Aim
Quote verbatim everything from the line containing "What Apache ECharts" down to the line containing "const xTitle = 'Pression';", with both of those lines included and no others.

Supplied material
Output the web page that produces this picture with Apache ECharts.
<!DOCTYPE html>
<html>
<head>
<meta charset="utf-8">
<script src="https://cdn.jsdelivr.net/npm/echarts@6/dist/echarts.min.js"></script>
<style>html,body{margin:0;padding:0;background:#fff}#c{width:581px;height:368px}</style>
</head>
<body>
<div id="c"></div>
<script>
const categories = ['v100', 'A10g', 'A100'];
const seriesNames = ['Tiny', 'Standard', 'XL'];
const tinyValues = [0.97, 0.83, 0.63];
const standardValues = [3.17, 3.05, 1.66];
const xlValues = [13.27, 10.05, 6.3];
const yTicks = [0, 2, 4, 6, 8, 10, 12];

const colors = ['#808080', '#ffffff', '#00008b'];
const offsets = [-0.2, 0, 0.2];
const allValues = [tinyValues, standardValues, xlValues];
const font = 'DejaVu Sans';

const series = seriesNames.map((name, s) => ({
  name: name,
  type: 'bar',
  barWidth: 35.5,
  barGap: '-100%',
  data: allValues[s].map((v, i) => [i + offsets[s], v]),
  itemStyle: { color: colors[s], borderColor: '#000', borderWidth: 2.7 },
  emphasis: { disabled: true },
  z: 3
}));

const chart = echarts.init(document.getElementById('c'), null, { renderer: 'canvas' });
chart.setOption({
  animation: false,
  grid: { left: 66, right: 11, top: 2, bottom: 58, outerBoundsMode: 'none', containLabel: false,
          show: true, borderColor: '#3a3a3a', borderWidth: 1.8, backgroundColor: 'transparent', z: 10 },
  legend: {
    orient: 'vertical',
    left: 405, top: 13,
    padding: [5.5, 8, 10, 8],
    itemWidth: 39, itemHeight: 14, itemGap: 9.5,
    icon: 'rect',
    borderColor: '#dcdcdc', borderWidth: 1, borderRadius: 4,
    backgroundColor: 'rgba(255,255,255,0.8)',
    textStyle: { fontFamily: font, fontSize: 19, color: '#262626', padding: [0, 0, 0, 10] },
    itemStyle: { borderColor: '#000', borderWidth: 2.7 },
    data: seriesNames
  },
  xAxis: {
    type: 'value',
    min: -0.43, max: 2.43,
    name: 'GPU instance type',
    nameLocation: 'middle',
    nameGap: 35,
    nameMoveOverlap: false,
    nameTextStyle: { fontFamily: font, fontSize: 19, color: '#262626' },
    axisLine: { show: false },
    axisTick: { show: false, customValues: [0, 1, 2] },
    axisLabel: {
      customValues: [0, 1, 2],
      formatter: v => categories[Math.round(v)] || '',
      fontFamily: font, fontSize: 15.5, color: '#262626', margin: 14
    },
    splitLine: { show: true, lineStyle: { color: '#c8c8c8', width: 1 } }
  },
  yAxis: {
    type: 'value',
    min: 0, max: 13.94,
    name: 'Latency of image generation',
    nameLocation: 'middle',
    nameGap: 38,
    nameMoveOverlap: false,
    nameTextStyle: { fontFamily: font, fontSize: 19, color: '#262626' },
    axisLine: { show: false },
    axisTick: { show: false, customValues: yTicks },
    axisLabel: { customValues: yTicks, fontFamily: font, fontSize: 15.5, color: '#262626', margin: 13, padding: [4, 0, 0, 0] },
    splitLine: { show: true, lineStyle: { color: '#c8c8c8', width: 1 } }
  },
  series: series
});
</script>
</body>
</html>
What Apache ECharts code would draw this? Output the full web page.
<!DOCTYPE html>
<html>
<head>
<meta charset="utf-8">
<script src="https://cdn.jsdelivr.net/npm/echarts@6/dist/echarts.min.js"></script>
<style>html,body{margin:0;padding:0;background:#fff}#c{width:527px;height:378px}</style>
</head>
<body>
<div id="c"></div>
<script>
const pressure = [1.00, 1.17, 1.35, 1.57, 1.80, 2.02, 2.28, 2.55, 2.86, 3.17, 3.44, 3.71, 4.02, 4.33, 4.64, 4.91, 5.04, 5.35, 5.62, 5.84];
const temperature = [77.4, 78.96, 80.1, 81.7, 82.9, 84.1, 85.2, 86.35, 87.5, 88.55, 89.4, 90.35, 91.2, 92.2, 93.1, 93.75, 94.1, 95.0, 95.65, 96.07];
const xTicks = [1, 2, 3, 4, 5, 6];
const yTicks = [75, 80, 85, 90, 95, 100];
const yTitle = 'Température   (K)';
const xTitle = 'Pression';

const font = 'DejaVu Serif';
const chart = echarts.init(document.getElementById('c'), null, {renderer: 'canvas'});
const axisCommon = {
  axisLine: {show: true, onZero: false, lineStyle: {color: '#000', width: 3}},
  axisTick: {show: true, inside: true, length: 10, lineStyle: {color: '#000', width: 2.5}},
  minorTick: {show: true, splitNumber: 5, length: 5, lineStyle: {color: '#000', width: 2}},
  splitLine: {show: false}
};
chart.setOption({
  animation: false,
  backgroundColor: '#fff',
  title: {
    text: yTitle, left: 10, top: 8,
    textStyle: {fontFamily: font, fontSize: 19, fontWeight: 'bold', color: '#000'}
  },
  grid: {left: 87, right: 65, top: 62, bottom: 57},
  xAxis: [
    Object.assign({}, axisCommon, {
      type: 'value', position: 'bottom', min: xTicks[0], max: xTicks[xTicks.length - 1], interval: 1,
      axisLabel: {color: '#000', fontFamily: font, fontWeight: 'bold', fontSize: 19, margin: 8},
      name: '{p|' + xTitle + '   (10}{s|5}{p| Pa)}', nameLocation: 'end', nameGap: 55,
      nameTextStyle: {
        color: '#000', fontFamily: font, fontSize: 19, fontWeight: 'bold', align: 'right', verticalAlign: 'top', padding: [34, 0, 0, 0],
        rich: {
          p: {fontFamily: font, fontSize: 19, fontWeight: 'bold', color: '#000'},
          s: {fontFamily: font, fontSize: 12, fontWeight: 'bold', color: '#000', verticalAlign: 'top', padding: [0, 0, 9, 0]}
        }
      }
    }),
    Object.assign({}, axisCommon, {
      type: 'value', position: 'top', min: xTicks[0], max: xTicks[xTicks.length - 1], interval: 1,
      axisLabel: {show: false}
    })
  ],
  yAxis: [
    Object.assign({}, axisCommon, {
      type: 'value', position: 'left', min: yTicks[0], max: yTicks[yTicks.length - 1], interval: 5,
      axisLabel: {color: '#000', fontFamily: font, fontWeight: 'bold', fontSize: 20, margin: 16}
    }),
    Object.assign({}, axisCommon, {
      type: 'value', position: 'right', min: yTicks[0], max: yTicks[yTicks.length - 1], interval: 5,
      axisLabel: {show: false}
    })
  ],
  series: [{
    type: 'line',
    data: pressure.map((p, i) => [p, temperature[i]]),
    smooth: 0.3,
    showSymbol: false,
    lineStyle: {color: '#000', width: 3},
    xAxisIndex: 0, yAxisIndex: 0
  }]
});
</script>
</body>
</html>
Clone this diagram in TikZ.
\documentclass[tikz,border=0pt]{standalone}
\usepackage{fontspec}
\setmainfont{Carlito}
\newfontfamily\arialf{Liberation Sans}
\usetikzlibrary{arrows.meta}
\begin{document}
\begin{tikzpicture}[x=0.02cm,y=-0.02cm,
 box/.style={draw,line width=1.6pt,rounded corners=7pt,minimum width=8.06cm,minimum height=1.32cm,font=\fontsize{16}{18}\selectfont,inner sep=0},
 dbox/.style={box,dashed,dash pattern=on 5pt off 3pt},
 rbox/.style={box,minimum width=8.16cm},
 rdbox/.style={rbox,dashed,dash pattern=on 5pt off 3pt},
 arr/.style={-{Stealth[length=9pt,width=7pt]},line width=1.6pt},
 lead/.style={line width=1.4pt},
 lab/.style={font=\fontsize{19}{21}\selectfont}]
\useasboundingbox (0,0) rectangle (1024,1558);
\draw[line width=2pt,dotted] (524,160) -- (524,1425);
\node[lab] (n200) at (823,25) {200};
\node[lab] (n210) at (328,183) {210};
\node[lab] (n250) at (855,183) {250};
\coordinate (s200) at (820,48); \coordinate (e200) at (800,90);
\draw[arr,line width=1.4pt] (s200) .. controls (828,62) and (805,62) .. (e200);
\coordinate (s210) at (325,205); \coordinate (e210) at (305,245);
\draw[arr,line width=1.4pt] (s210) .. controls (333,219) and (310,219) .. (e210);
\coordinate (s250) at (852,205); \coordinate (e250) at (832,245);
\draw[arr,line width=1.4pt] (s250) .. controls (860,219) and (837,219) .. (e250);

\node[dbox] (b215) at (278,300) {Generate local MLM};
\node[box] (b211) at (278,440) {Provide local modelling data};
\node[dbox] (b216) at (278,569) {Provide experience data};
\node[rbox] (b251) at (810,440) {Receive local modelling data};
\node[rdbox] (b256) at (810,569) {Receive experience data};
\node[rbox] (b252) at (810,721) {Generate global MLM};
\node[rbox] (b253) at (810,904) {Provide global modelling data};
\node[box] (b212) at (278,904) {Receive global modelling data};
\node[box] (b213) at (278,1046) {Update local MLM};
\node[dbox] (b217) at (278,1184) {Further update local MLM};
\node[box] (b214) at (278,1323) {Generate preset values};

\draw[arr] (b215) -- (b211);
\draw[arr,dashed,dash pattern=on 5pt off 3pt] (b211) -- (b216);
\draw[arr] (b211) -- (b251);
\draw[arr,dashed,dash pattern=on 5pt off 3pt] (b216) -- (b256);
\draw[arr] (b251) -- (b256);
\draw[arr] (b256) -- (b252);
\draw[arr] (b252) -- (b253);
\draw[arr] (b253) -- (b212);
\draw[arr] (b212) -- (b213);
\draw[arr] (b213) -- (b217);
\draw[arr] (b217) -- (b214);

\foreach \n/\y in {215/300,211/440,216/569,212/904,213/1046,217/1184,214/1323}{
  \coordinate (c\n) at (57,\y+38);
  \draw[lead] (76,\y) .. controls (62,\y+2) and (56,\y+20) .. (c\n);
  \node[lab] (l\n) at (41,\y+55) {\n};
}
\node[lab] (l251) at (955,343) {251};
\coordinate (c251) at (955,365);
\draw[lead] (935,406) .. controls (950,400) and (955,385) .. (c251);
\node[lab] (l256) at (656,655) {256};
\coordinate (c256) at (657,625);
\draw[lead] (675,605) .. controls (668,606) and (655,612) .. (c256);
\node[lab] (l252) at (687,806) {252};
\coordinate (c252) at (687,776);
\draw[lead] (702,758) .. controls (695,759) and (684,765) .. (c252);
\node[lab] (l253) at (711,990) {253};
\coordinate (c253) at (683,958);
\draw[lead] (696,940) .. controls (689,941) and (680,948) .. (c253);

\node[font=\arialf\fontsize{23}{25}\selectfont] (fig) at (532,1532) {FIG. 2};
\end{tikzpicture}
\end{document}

Output of the task
What Apache ECharts code would draw this? Output the full web page.
<!DOCTYPE html>
<html>
<head>
<meta charset="utf-8">
<script src="https://cdn.jsdelivr.net/npm/echarts@6/dist/echarts.min.js"></script>
<style>html,body{margin:0;padding:0;background:#fff}#c{width:527px;height:378px}</style>
</head>
<body>
<div id="c"></div>
<script>
const pressure = [1.00, 1.17, 1.35, 1.57, 1.80, 2.02, 2.28, 2.55, 2.86, 3.17, 3.44, 3.71, 4.02, 4.33, 4.64, 4.91, 5.04, 5.35, 5.62, 5.84];
const temperature = [77.4, 78.96, 80.1, 81.7, 82.9, 84.1, 85.2, 86.35, 87.5, 88.55, 89.4, 90.35, 91.2, 92.2, 93.1, 93.75, 94.1, 95.0, 95.65, 96.07];
const xTicks = [1, 2, 3, 4, 5, 6];
const yTicks = [75, 80, 85, 90, 95, 100];
const yTitle = 'Température   (K)';
const xTitle = 'Pression';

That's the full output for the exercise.